With so many higher end relievers hitting the free agency market this winter, some had assumed the price of obtaining such an arm would come down, making it tougher to move Aardsma.
But so far, that hasn’t been the case. In fact, the opposite appears to be happening after 33-year-old Joaquin Benoit signed a three-year, $16.5 million deal with the Tigers.
Benoit is your typical journeyman who has parlayed one good year into a jackpot deal.
So, what does that mean for premium guys like Rafael Soriano or Grant Balfour? We’ll see. But you can expect negotiations for them to take longer, now that their agents have seen what Benoit got.
Which leaves a nice opening for Jack Zduriencik and company to fill a need and acquire some needed salary room.


Teams not wanting to pay the “Benoit Premium” the market may now command, could look towards a cheaper alternative via the trade route with the M’s.
I’d look at the Tampa Bay Rays as a Seattle trade partner right now, given the hit their bullpen stands to take with off-season moves. Aardsma is not exactly cheap for a team planning on cutting payroll — as the Rays are — but if you can offset some of his cost by sending a seven-figure player Seattle’s way (one the Mariners need, not just another team’s dump) then it’s a more palatable solution for Tampa Bay than fixing the bullpen via free agency.
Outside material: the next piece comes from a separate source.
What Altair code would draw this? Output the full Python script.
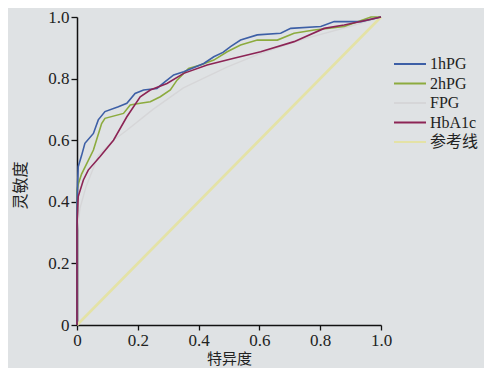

Or, if you don’t like what Tampa Bay has to offer, you look at dealing Aardsma to another team that doesn’t want to wait out the relief pitching market in hopes that prices come down.
In any event, developments such as the Benoit signing will only serve Seattle’s needs. The glut of relievers on the open market, so far, has not stopped inflation on relief pitchers.
One more reason why Aardsma almost certainly does not make it to opening day with the Mariners.